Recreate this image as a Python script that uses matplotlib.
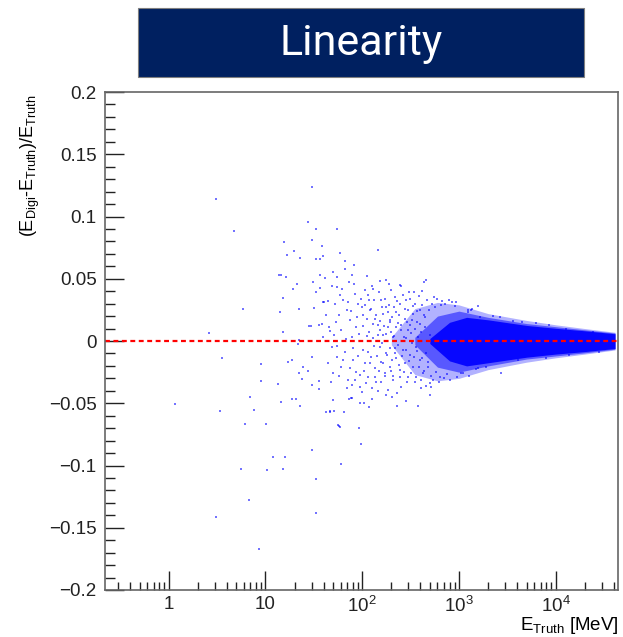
import numpy as np
import matplotlib.pyplot as plt
from matplotlib.patches import Rectangle

plt.rcParams['font.family'] = ['Liberation Sans', 'DejaVu Sans']
plt.rcParams['mathtext.fontset'] = 'custom'
plt.rcParams['mathtext.rm'] = 'Liberation Sans'
plt.rcParams['mathtext.it'] = 'Liberation Sans'

# isolated points at low energy (E_truth [MeV], relative deviation)
sparse_pts = [
    (1.17, -0.0506), (2.63, 0.0067), (3.08, -0.1416), (3.1, 0.114), (3.41, -0.056),
    (3.54, -0.0134), (4.7, 0.088), (5.6, -0.103), (5.9, 0.026), (6.1, -0.0669),
    (6.7, -0.1274), (6.9, -0.0452), (7.7, -0.0554), (8.5, -0.1673), (8.9, -0.0187),
    (9.0, -0.0319), (10.2, -0.0664), (10.4, -0.1039), (11.9, -0.0934), (13.4, -0.0348),
    (13.9, 0.0528), (14.3, 0.023), (14.4, -0.0487), (14.5, 0.0528), (15.1, 0.0343),
    (15.1, -0.1026), (15.2, 0.0072), (15.6, 0.0795), (16.0, -0.0932), (16.4, 0.0514),
    (16.7, 0.069), (17.3, -0.0166), (19.0, -0.015), (19.0, -0.0468), (19.2, 0.0418),
    (19.9, 0.072), (20.7, -0.0468), (21.1, 0.0455), (21.7, -0.0027), (22.5, 0.0255),
    (22.5, 0.0008), (22.5, -0.0254), (22.6, 0.0667), (22.6, -0.0522), (24.0, -0.0303),
    (24.5, -0.0206), (27.7, 0.0958), (27.7, -0.0243), (28.0, 0.0123), (29.6, 0.0123),
    (30.3, 0.1237), (30.3, 0.0814), (30.3, -0.0126), (30.3, -0.0873), (30.6, -0.0356),
    (30.8, 0.047), (31.8, 0.0262), (33.1, 0.0897), (33.1, -0.138), (33.2, 0.0396),
    (33.6, 0.066), (33.6, -0.1106), (35.5, 0.0128), (35.8, -0.0321), (36.1, -0.0388),
    (36.3, 0.053), (36.6, 0.066), (36.8, 0.0428), (38.2, 0.0137), (38.7, 0.0763),
    (39.0, 0.031), (39.0, 0.0035), (39.6, 0.068), (40.0, 0.031), (41.7, 0.0506),
    (42.3, -0.0573), (44.6, 0.032), (45.0, 0.0112), (46.0, -0.056), (47.0, -0.0568),
    (50.1, 0.0557), (50.3, -0.0474), (51.4, -0.056), (54.5, 0.090), (55.0, 0.0517),
    (55.6, -0.0675), (57.0, -0.068), (58.3, -0.0688), (59.6, 0.071), (60.9, -0.0988),
    (65.2, -0.0573), (66.0, 0.0578), (67.0, 0.0645), (73.0, 0.0476), (73.3, -0.0468),
    (76.0, -0.0455), (78.0, 0.053), (78.3, -0.046), (79.0, -0.0353), (83.0, 0.0608),
    (93.0, -0.07), (95.0, -0.0496), (97.0, -0.0825), (105.0, -0.0496), (111.0, 0.052),
    (117.0, -0.0528), (127.0, 0.0444), (127.0, -0.0466), (144.0, 0.0729), (146.0, -0.0402),
    (152.0, 0.048), (175.0, 0.049), (175.0, -0.0436), (189.0, 0.0458), (204.0, -0.0447),
    (229.0, -0.052), (244.0, 0.0452), (252.0, 0.0442), (282.0, -0.0484), (304.0, 0.0394),
    (340.0, 0.0396), (380.0, -0.052), (414.0, 0.0402), (435.0, 0.0474), (457.0, 0.0488),
    (498.0, -0.0434), (520.0, -0.0367), (556.0, 0.0353), (620.0, -0.0327), (670.0, 0.0321),
    (750.0, -0.0263), (850.0, 0.0316), (941.0, 0.0316), (1100.0, -0.026), (1230.0, 0.0249),
    (1350.0, 0.0257), (1560.0, 0.0281), (1570.0, -0.022),
]

# medium density region, 40 MeV - 1 GeV
mid_pts = [
    (49, 0.044), (54.5, 0.0436), (59, 0.037), (52, 0.030), (63, 0.033), (69, 0.025),
    (57, 0.021), (75, 0.017), (84, 0.038), (91, 0.030), (98, 0.034), (87, 0.0115),
    (102, 0.021), (107, 0.041), (118, 0.033), (120, 0.025), (130, 0.042), (135, 0.018),
    (146, 0.0129), (152, 0.0088), (158, 0.033), (165, 0.022), (177, 0.0276), (183, 0.0115),
    (193, 0.017), (200, 0.0075), (217, 0.0356), (225, 0.0235), (233, 0.0142), (245, 0.030),
    (254, 0.0088), (275, 0.018), (286, 0.033), (298, 0.025), (310, 0.0129), (322, 0.0062),
    (335, 0.022), (349, 0.030), (369, 0.0155), (394, 0.025), (410, 0.0075), (443, 0.0195),
    (51, 0.0048), (78, 0.0035), (111, 0.004), (128, 0.0022), (165, 0.0048), (208, 0.0035),
    (286, 0.0022), (378, 0.0035), (499, 0.0048),
    (49, -0.0045), (54.5, -0.0126), (50, -0.026), (61, -0.0206), (66, -0.0086), (72, -0.0313),
    (81, -0.0153), (87, -0.0246), (95, -0.0367), (102, -0.0072), (107, -0.0179), (115, -0.0287),
    (124, -0.0126), (135, -0.0219), (140, -0.0327), (152, -0.0045), (158, -0.0166), (171, -0.026),
    (177, -0.0099), (193, -0.0206), (208, -0.0313), (217, -0.0059), (225, -0.0139), (245, -0.0233),
    (254, -0.0367), (264, -0.0072), (275, -0.0179), (298, -0.0287), (310, -0.0112), (335, -0.0206),
    (349, -0.0327), (362, -0.0045), (394, -0.0153), (426, -0.026), (460, -0.0099), (480, -0.0206),
    (410, -0.038), (499, -0.034),
    (42, 0.021), (44, -0.018), (47, 0.008), (48, -0.033), (53, 0.015), (55, -0.004),
    (58, -0.028), (60, 0.009), (62, 0.042), (64, -0.015), (68, 0.002), (70, -0.038),
    (71, 0.031), (74, -0.022), (77, 0.024), (80, -0.006), (82, 0.046), (85, -0.031),
    (88, 0.019), (90, -0.012), (93, 0.006), (96, -0.027), (99, 0.027), (100, -0.041),
    (103, 0.012), (105, -0.024), (108, 0.029), (110, -0.034), (112, 0.018), (114, -0.009),
    (116, 0.037), (119, 0.007), (121, -0.018), (123, 0.026), (126, -0.038), (129, 0.014),
    (131, -0.004), (133, 0.033), (137, -0.029), (139, 0.021), (142, -0.012), (144, 0.005),
    (148, 0.039), (150, -0.024), (154, 0.016), (156, -0.033), (160, 0.027), (162, -0.002),
    (166, -0.018), (169, 0.012), (172, 0.034), (174, -0.028), (178, 0.006), (180, -0.011),
    (184, 0.023), (186, -0.039), (190, 0.029), (192, -0.006), (195, 0.015), (197, -0.024),
    (199, 0.041), (202, -0.015), (205, 0.019), (210, -0.028), (212, 0.004), (215, 0.027),
    (219, -0.01), (222, 0.011), (228, -0.042), (231, 0.032), (236, -0.003), (240, -0.019),
    (242, 0.021), (248, -0.029), (250, 0.013), (258, -0.012), (261, 0.037), (268, 0.003),
    (271, -0.025), (279, 0.026), (283, -0.007), (290, 0.015), (293, -0.033), (301, 0.009),
    (306, -0.016), (313, 0.034), (318, -0.026), (326, 0.017), (330, -0.002), (338, 0.028),
    (343, -0.013), (353, 0.01), (357, -0.029), (365, 0.024), (372, -0.008), (382, 0.036),
    (387, -0.021), (398, 0.014), (404, -0.031), (415, 0.029), (420, -0.014), (432, 0.021),
    (438, -0.024), (450, 0.011), (455, -0.036), (470, 0.033), (475, -0.017), (490, 0.025),
    (510, -0.028), (525, 0.03), (540, -0.031), (560, 0.027), (580, -0.025), (600, 0.034),
    (630, -0.029), (650, 0.029), (700, -0.03), (720, 0.03), (780, 0.033), (800, -0.031),
    (900, 0.028), (950, -0.029),
]

# scattered points at the edge of the dense band
edge_pts = [
    (1340, 0.0249), (1240, 0.0235), (1640, 0.0195), (2250, 0.0203), (2630, 0.0195),
    (3600, 0.0163), (4500, 0.0155), (6300, 0.0147), (8600, 0.0126), (12800, 0.0099),
    (24000, 0.0075), (1050, -0.026), (1270, -0.0281), (1500, -0.0225), (1900, -0.0206),
    (2700, -0.026), (4100, -0.0153), (7900, -0.0139), (13800, -0.0112), (28000, -0.0086),
]

# dense band envelopes, outer to inner
outer_E = [200, 350, 600, 1000, 2000, 5000, 10000, 20000, 41000]
outer_hi = [0.003, 0.026, 0.031, 0.029, 0.022, 0.0165, 0.013, 0.010, 0.007]
outer_lo = [-0.003, -0.027, -0.032, -0.030, -0.023, -0.017, -0.0135, -0.0105, -0.0072]

mid_E = [350, 600, 1000, 2000, 5000, 10000, 20000, 41000]
mid_hi = [0.003, 0.020, 0.024, 0.019, 0.014, 0.0115, 0.009, 0.0064]
mid_lo = [-0.003, -0.021, -0.025, -0.020, -0.0145, -0.012, -0.0095, -0.0066]

core_E = [500, 800, 1200, 2000, 5000, 10000, 20000, 41000]
core_hi = [0.002, 0.015, 0.019, 0.017, 0.0125, 0.0102, 0.0082, 0.0058]
core_lo = [-0.002, -0.016, -0.020, -0.0175, -0.013, -0.0105, -0.0085, -0.006]

fig = plt.figure(figsize=(6.23, 6.37), dpi=100)
ax = fig.add_axes([105 / 623, 47 / 637, 513 / 623, 498 / 637])

ax.fill_between(outer_E, outer_hi, outer_lo, color='blue', alpha=0.3, lw=0)
ax.fill_between(mid_E, mid_hi, mid_lo, color='blue', alpha=0.5, lw=0)
ax.fill_between(core_E, core_hi, core_lo, color='blue', alpha=0.92, lw=0)

for pts in (sparse_pts, mid_pts, edge_pts):
    e, d = zip(*pts)
    ax.scatter(e, d, s=2.2, marker='s', color='blue', alpha=0.55, linewidths=0)

ax.axhline(0, color='red', lw=1.6, ls=(0, (2.2, 1.6)))

ax.set_xscale('log')
ax.set_xlim(0.22, 4.4e4)
ax.set_ylim(-0.2, 0.2)
ax.set_yticks(np.arange(-0.2, 0.201, 0.05))
ax.set_yticklabels(['\u22120.2', '\u22120.15', '\u22120.1', '\u22120.05', '0',
                    '0.05', '0.1', '0.15', '0.2'])
ax.set_yticks(np.arange(-0.2, 0.201, 0.01), minor=True)
ax.set_xticks([1, 10, 100, 1000, 10000])
ax.set_xticklabels(['1', '10', '$10^{2}$', '$10^{3}$', '$10^{4}$'])
ax.tick_params(which='both', direction='in', top=False, right=False, labelsize=13.5,
               colors='#222222')
ax.tick_params(which='major', length=14, width=1)
ax.tick_params(which='minor', length=7, width=1)
ax.tick_params(axis='x', which='minor', length=6)
ax.tick_params(axis='x', pad=4)
ax.tick_params(axis='y', pad=6)
for s in ax.spines.values():
    s.set_color('#666666')
    s.set_linewidth(1.2)

fig.text(30 / 623, 1 - 95 / 637, '(E$_{Digi}$-E$_{Truth}$)/E$_{Truth}$', rotation=90,
         ha='center', va='top', fontsize=13)
fig.text(619 / 623, 1 - 630 / 637, 'E$_{Truth}$ [MeV]', ha='right', va='baseline',
         fontsize=13.5)

fig.patches.append(Rectangle((138 / 623, 1 - 77 / 637), 446 / 623, 69 / 637,
                             transform=fig.transFigure, facecolor='#002060', edgecolor='#7f7f7f',
                             lw=0.8))
fig.text(361 / 623, 1 - 44 / 637, 'Linearity', color='white', fontsize=31, ha='center',
         va='center', family=['Roboto', 'DejaVu Sans'])

fig.savefig('out.png', dpi=100)
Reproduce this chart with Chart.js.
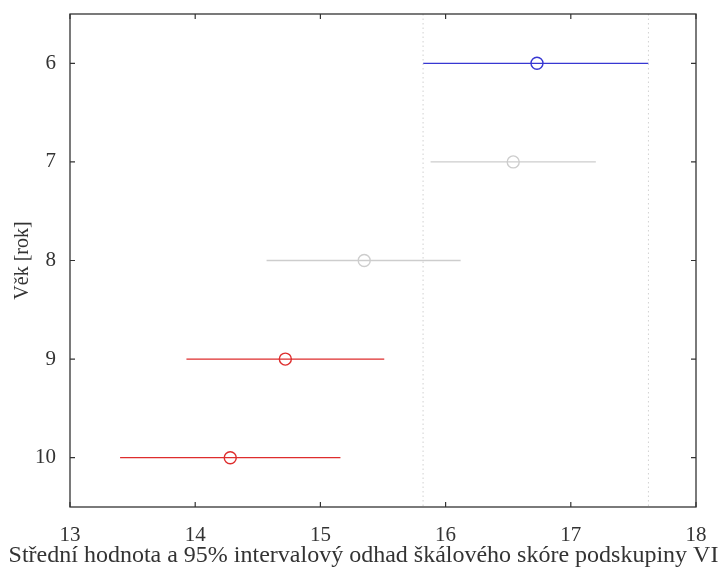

============

§ Exercise brief
Give back exactly the lines from the top of the records to the line containing "from matplotlib.patches import Rectangle", both included, and no pictures.

§ Full solution
Recreate this image as a Python script that uses matplotlib.
import numpy as np
import matplotlib.pyplot as plt
from matplotlib.patches import Rectangle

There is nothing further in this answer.